Letting your staff dance their own dance means letting go of the fallacy that you alone know the best way to accomplish your organization’s goals. It means having the confidence to allow staff to try things, in their own way, to further your mission. Certainly, there have to be parameters. For us, the parameters are our mission/vision/values, our strategic framework, and our SMaC recipe (more on that next week). But beyond that, the leaders in our organization are given a good deal of latitude in searching out and testing new ways to extend our mission reach. Do all of their efforts work out? Of course not. Sometimes it’s the right project at the wrong time. Sometimes everything works out except for the funding, and sometimes a great concept falls prey to the “devil in the details.” And still, I believe you have to not only give permission, but encourage them to keep dancing.

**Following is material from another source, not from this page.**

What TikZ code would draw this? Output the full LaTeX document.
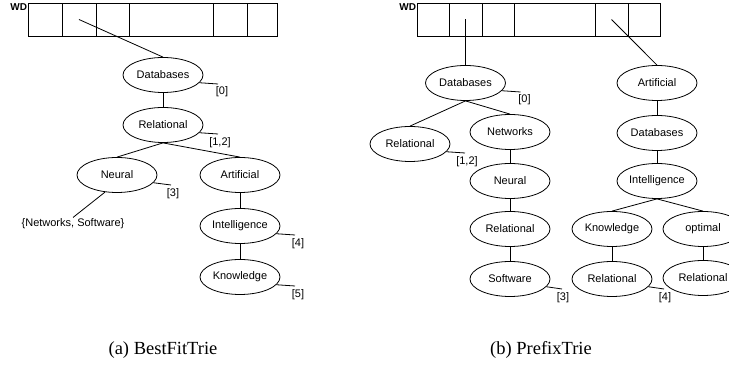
\documentclass[tikz,border=0pt]{standalone}
\usepackage{fontspec}
\setmainfont{Liberation Sans}
\newfontfamily\capfont{Liberation Serif}
\usetikzlibrary{shapes.geometric,calc}
\begin{document}
\begin{tikzpicture}[x=1pt,y=-1pt,
  word/.style={ellipse,draw,minimum width=80pt,minimum height=35pt,inner sep=0pt,font=\fontsize{11}{13}\selectfont},
  cell/.style={draw,rectangle,minimum height=33pt,inner sep=0pt,outer sep=0pt},
  lbl/.style={inner sep=1pt,anchor=north,font=\fontsize{11}{13}\selectfont},
  plain/.style={inner sep=1pt,font=\fontsize{11}{13}\selectfont},
  wd/.style={inner sep=0.5pt,anchor=north east,font=\bfseries\fontsize{10}{12}\selectfont},
  captext/.style={inner sep=0pt,font=\capfont\fontsize{18.5}{21}\selectfont},
  every path/.style={line width=0.8pt}]
\useasboundingbox (0,0) rectangle (729,371);

% ---------- left array ----------
\node[cell,minimum width=34pt] (a1) at (45,19.5) {};
\node[cell,minimum width=34pt] (a2) at (79,19.5) {};
\node[cell,minimum width=33pt] (a3) at (112.5,19.5) {};
\node[cell,minimum width=84pt] (a4) at (171,19.5) {};
\node[cell,minimum width=34pt] (a5) at (230,19.5) {};
\node[cell,minimum width=30pt] (a6) at (262,19.5) {};
\node[wd] (wda) at (a1.north west) {WD};

% ---------- left tree ----------
\node[word] (ldb) at (163,75) {Databases};
\node[word] (lrel) at (163,125) {Relational};
\node[word] (lneu) at (117,175) {Neural};
\node[word] (lart) at (240,175) {Artificial};
\node[word] (lint) at (240,226) {Intelligence};
\node[word] (lkno) at (240,277) {Knowledge};
\node[plain] (lset) at (73,224) {\{Networks, Software\}};

\draw (a2.center) -- (ldb.north);
\draw (ldb) -- (lrel);
\draw (lrel.south) -- (lneu.north);
\draw (lrel.south) -- (lart.north);
\draw (lart) -- (lint);
\draw (lint) -- (lkno);
\draw (lneu.-125) -- (lset.north);

% labels left
\coordinate (ldb-e) at ($(ldb.center)+(55,9)$);
\draw (ldb.-12) -- (ldb-e);
\node[lbl] (ldb-l) at ($(ldb-e)+(4,1)$) {[0]};
\coordinate (lrel-e) at ($(lrel.center)+(55,9)$);
\draw (lrel.-12) -- (lrel-e);
\node[lbl] (lrel-l) at ($(lrel-e)+(2,2)$) {[1,2]};
\coordinate (lneu-e) at ($(lneu.center)+(54,10)$);
\draw (lneu.-12) -- (lneu-e);
\node[lbl] (lneu-l) at ($(lneu-e)+(2,2)$) {[3]};
\coordinate (lint-e) at ($(lint.center)+(55,9)$);
\draw (lint.-12) -- (lint-e);
\node[lbl] (lint-l) at ($(lint-e)+(3,2)$) {[4]};
\coordinate (lkno-e) at ($(lkno.center)+(55,9)$);
\draw (lkno.-12) -- (lkno-e);
\node[lbl] (lkno-l) at ($(lkno-e)+(3,2)$) {[5]};

% ---------- right array ----------
\node[cell,minimum width=32pt] (b1) at (433,19.5) {};
\node[cell,minimum width=33pt] (b2) at (465.5,19.5) {};
\node[cell,minimum width=32pt] (b3) at (498,19.5) {};
\node[cell,minimum width=81pt] (b4) at (554.5,19.5) {};
\node[cell,minimum width=33pt] (b5) at (611.5,19.5) {};
\node[cell,minimum width=32pt] (b6) at (644,19.5) {};
\node[wd] (wdb) at (b1.north west) {WD};

% ---------- right tree (Databases) ----------
\node[word] (rdb) at (465.5,83) {Databases};
\node[word] (rrel) at (410,144) {Relational};
\node[word] (rnet) at (510,132) {Networks};
\node[word] (rneu) at (510,181) {Neural};
\node[word] (rrel2) at (510,229) {Relational};
\node[word] (rsoft) at (510,279) {Software};

\draw (b2.center) -- (rdb.north);
\draw (rdb.south) -- (rrel.north);
\draw (rdb.south) -- (rnet.north);
\draw (rnet) -- (rneu);
\draw (rneu) -- (rrel2);
\draw (rrel2) -- (rsoft);

% ---------- right tree (Artificial) ----------
\node[word] (rart) at (657,83) {Artificial};
\node[word] (rdb2) at (657,133) {Databases};
\node[word] (rint) at (657,181) {Intelligence};
\node[word] (rkno) at (612,229) {Knowledge};
\node[word] (ropt) at (703,229) {optimal};
\node[word] (rrel3) at (612,279) {Relational};
\node[word] (rrel4) at (703,278) {Relational};

\draw (b5.center) -- (rart.north);
\draw (rart) -- (rdb2);
\draw (rdb2) -- (rint);
\draw (rint.south) -- (rkno.north);
\draw (rint.south) -- (ropt.north);
\draw (rkno) -- (rrel3);
\draw (ropt) -- (rrel4);

% labels right
\coordinate (rdb-e) at ($(rdb.center)+(55,9)$);
\draw (rdb.-12) -- (rdb-e);
\node[lbl] (rdb-l) at ($(rdb-e)+(4,1)$) {[0]};
\coordinate (rrel-e) at ($(rrel.center)+(55,9)$);
\draw (rrel.-12) -- (rrel-e);
\node[lbl] (rrel-l) at ($(rrel-e)+(2,2)$) {[1,2]};
\coordinate (rsoft-e) at ($(rsoft.center)+(52,10)$);
\draw (rsoft.-12) -- (rsoft-e);
\node[lbl] (rsoft-l) at ($(rsoft-e)+(1,2)$) {[3]};
\coordinate (rrel3-e) at ($(rrel3.center)+(52,10)$);
\draw (rrel3.-12) -- (rrel3-e);
\node[lbl] (rrel3-l) at ($(rrel3-e)+(1,2)$) {[4]};

% ---------- captions ----------
\node[captext] (capa) at (163,350) {(a) BestFitTrie};
\node[captext] (capb) at (541,350) {(b) PrefixTrie};
\end{tikzpicture}
\end{document}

Allowing your key leaders to dance their own dance fuels the passion, the commitment, the creativity that it takes to see a challenge with new eyes, and break through to a game-changing solution. Our leaders live in a world of gray. All the black and white parts of the job happen closer to the direct service. By the time a challenge gets to our senior leaders there usually is no one right answer . . . and, by the time someone is a senior leader they should have demonstrated that their instincts are trustworthy, so why not let them dance!

I was recently talking to someone who commented that “culture eats strategy.” So true! All the more reason that your culture should foster innovation. I have found that many non-profts, in trying to be good stewards of their resources, avoid failure at all costs. No dancing allowed! While I can’t fault these leaders for wanting to be good stewards, I haven’t found the safety/conformity/minimal risk route to be the best way to reach our strategic goals. We tend to follow the “fail faster” school of thought. Try a pilot, adapt as you go, and chart a new path. While perhaps a bit scarier than following someone else’s lead, when you’re the one forging the trail, you get to decide the direction the path will go. As caretaker of this ministry, I see determining our direction as one of my primary responsibilities . . . so as for me and my team, we’re going to dance!